LOS ANGELES -- One little terrier in Southern California used to go by the name Cry Baby. It made sense given how much pain he had endured.
“He was hit by a car,” said Susan Fulcher. “His back was broken.”
His two hind legs were paralyzed and after surgery, his family no longer wanted him.
But Fulcher did. She gave him a new home and a new name: Presley. It is something Fulcher has done more than 25 times through her organization Dharma Rescue, reports CBS News correspondent Ben Tracy.
But this isn’t just about keeping the dogs alive; It’s about helping them really live.
“That’s what we do and we do it well,” she said.
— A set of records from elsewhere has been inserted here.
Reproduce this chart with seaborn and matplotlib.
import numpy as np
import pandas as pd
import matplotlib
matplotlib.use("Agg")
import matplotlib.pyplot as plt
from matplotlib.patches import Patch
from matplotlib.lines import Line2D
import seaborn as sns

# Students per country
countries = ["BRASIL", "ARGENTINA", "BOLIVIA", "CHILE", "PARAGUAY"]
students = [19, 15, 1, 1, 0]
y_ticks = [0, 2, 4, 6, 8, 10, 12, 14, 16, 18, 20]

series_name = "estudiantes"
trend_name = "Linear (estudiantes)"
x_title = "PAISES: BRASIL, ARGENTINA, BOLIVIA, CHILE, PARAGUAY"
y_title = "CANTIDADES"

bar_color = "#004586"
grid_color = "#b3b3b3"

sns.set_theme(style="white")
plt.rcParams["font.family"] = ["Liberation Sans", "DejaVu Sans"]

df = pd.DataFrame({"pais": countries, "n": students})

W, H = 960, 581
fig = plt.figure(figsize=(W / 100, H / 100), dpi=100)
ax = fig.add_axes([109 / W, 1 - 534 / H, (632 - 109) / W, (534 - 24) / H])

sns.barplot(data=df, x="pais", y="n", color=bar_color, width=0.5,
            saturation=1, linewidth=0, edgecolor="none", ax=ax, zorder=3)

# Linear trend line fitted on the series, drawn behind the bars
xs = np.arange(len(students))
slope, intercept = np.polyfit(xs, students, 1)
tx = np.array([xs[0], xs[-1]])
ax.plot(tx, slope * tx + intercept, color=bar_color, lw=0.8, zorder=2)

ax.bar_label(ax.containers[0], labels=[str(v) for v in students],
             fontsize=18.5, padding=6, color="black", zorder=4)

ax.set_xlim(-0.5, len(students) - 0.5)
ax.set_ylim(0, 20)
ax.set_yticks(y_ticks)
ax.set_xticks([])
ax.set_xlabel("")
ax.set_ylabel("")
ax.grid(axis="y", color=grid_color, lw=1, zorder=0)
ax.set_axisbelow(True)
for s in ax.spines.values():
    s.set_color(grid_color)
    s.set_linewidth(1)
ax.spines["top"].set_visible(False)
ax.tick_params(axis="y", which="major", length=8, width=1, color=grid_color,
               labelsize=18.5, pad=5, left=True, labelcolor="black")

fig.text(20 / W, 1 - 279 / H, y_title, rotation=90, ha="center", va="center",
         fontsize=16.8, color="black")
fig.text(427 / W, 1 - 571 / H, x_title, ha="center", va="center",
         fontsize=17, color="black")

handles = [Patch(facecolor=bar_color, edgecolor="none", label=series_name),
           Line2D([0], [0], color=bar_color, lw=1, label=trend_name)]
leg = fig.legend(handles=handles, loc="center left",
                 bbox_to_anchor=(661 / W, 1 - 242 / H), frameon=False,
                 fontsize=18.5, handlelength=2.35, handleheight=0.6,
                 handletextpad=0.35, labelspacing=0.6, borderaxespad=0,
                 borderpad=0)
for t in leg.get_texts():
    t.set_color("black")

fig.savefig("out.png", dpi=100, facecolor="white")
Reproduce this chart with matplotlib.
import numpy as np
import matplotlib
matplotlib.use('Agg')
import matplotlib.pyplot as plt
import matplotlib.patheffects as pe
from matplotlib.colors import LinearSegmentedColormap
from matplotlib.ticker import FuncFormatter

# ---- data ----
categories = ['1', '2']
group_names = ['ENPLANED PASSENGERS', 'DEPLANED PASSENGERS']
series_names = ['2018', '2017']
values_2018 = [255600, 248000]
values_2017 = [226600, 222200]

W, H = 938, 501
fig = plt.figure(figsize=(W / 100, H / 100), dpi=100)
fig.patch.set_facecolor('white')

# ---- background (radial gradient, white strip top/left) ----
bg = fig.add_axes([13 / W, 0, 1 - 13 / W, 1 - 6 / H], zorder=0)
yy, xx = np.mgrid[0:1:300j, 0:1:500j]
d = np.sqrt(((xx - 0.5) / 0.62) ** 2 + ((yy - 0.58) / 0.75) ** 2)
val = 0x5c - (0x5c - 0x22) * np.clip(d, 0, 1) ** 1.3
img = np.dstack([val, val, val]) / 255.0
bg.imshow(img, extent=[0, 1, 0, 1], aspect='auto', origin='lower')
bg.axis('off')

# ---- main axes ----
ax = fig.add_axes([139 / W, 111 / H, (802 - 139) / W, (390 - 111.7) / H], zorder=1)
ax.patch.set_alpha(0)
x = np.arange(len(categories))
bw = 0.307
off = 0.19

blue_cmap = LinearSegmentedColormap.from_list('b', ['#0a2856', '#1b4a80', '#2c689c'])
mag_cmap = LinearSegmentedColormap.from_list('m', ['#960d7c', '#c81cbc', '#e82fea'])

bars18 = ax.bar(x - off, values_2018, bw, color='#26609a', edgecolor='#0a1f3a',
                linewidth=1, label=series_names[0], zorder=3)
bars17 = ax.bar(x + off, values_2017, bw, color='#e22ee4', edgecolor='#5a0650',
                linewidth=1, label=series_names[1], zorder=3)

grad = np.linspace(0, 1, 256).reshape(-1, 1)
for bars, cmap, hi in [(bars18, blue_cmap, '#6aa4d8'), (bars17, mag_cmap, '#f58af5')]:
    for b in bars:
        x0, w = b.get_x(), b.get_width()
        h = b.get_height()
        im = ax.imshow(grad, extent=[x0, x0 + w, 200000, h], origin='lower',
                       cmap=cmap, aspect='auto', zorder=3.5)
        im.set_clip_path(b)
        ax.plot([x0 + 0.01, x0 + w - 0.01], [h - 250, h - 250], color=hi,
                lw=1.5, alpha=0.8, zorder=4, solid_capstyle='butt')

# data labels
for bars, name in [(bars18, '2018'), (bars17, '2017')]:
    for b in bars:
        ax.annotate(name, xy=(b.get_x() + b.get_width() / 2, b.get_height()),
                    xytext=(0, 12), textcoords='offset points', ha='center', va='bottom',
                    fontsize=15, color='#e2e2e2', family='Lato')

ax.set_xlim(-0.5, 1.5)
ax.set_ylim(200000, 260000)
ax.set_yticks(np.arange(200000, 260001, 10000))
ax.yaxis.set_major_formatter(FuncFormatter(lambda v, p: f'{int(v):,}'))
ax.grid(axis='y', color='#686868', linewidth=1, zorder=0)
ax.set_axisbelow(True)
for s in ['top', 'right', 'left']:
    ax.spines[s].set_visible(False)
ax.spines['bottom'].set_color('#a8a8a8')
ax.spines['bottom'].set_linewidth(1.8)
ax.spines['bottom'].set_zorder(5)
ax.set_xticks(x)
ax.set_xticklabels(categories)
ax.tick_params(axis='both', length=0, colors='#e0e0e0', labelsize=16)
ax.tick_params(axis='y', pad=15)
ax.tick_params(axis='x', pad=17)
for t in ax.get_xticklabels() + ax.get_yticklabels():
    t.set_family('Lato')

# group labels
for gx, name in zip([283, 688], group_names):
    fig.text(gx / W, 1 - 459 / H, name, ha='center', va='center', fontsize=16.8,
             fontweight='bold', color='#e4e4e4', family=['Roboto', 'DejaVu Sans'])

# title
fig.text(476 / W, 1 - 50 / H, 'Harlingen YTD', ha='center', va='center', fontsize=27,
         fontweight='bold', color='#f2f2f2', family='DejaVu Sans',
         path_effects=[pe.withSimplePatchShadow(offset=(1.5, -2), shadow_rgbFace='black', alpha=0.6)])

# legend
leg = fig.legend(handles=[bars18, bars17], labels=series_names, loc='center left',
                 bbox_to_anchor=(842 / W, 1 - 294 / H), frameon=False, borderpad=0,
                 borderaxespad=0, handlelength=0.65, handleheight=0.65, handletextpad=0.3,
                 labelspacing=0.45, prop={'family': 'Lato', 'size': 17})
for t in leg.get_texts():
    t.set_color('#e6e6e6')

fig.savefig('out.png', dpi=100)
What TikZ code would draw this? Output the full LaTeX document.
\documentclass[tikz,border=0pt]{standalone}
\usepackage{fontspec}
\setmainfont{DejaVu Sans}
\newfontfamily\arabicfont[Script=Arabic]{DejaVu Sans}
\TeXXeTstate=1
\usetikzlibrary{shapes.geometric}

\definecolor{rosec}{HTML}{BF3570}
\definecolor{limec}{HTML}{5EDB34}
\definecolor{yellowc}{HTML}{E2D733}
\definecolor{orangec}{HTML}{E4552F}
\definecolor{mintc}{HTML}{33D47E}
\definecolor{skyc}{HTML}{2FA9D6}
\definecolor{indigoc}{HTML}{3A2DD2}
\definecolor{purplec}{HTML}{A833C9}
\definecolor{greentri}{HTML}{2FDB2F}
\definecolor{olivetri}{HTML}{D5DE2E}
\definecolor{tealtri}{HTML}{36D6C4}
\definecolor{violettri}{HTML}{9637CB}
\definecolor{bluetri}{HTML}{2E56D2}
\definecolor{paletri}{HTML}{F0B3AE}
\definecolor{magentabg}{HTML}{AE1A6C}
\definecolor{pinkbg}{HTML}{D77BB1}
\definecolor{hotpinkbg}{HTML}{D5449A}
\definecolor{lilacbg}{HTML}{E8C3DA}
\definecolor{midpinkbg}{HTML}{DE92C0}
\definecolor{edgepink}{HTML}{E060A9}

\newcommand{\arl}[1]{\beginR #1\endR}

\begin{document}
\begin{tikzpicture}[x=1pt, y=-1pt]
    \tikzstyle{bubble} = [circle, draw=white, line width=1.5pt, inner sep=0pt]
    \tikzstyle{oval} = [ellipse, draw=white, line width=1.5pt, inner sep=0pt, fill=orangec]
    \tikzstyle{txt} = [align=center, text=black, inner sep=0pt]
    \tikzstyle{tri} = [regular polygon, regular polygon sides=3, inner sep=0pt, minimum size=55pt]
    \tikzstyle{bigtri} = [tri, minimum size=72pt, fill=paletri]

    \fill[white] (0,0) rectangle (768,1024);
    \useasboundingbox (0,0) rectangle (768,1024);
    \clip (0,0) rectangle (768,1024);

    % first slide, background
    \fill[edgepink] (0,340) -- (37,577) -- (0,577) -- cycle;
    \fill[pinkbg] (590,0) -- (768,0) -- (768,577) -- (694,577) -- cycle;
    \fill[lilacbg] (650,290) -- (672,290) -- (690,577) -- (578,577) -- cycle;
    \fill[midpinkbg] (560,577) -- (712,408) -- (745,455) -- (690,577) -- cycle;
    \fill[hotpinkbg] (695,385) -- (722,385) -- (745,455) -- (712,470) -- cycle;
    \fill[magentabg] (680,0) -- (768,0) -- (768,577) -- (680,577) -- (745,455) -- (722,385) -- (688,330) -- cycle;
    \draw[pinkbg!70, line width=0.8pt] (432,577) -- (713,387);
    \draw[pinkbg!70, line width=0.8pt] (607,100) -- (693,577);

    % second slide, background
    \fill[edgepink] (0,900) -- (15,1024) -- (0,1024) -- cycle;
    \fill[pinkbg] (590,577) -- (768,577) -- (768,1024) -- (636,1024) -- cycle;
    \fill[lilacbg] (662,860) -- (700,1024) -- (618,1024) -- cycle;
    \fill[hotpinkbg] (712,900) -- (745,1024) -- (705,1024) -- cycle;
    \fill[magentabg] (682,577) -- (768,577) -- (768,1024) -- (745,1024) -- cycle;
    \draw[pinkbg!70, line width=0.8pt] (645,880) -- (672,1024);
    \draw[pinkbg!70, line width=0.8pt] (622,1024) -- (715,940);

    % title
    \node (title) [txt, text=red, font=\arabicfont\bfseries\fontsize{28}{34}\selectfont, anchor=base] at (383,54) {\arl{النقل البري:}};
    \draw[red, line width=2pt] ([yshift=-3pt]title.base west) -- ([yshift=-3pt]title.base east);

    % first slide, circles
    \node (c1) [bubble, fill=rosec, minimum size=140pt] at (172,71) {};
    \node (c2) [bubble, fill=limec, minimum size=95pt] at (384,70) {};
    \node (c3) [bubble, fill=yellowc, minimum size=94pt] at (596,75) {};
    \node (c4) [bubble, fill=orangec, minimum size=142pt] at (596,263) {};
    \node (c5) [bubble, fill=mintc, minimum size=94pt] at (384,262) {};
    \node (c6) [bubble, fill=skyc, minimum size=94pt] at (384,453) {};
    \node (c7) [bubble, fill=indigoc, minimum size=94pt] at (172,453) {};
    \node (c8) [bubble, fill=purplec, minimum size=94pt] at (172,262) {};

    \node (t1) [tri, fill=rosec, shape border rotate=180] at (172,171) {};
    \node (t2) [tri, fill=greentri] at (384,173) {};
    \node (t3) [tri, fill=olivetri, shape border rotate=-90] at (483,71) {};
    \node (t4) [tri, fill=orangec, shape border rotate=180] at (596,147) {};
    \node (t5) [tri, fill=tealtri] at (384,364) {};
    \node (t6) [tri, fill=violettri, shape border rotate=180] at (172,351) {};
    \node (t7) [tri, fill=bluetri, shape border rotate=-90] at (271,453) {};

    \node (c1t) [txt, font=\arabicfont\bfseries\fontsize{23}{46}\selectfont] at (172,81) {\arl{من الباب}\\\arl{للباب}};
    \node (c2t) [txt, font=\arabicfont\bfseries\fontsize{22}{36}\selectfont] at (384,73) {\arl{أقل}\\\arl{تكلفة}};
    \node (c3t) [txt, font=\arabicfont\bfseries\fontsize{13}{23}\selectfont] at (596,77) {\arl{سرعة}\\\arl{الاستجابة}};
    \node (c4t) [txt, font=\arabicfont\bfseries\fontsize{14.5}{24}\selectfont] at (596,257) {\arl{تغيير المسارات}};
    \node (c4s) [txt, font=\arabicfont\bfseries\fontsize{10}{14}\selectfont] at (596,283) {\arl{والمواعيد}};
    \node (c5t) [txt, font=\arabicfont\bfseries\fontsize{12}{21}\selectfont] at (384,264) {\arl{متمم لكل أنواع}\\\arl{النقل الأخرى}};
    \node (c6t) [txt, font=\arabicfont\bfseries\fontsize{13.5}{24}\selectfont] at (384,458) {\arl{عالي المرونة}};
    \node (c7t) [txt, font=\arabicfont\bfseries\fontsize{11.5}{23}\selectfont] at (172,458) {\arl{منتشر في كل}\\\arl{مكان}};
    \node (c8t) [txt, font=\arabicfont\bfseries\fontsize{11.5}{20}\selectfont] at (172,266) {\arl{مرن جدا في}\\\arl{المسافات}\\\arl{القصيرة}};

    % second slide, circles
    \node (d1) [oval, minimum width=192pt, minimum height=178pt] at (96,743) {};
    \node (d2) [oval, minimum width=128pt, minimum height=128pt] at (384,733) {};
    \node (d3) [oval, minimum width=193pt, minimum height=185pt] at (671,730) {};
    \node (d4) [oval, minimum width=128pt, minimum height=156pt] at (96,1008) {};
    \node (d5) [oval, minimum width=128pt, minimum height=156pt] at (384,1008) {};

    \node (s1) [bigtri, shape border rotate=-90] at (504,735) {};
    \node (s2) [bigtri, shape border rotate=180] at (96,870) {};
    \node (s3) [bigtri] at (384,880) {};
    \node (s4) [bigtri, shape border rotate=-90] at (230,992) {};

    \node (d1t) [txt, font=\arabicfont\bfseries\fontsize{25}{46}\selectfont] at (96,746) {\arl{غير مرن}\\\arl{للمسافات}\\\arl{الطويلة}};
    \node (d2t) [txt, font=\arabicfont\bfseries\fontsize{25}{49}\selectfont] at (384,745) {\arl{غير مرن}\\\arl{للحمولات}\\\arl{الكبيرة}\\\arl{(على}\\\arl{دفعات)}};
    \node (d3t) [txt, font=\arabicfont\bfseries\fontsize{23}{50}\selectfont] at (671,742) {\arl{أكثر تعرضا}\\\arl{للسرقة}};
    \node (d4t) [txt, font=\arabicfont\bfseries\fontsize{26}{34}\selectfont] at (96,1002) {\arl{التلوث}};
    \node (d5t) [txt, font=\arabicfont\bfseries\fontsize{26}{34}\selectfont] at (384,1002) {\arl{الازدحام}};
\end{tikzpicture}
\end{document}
She fits each one of them with a custom doggie wheelchair. With just two working legs, they’re now on a roll.
“What kind of reaction do the dogs have when you put wheels on them?” Tracy asked.
“They immediately take off,” Fulcher replied.
“We only had one dog who had trouble, who sat there, and that would be Lovey Gaga, the one in the pink wheelchair.”
She’s a bit of a diva and probably doesn’t realize her idle wheels cost about $500. But to whom much is given, a little is expected.
After some training, these rescues have become therapy dogs. They visit schools to provide stress relief for kids with learning disabilities, behavioral problems and autism.
“It is terrific and magnificent that they have a purpose in life, after they are hurt. They get the love but they actually deserve it,” said Chloe, a student.
‘You have given them a second chance, do you enjoy seeing them give back to other people?” Tracy asked Fulcher.
“Oh yeah, absolutely,” she replied. “In this world right now we really need to think about giving more, caring more.”
And that despite limitations, we are capable of so much more.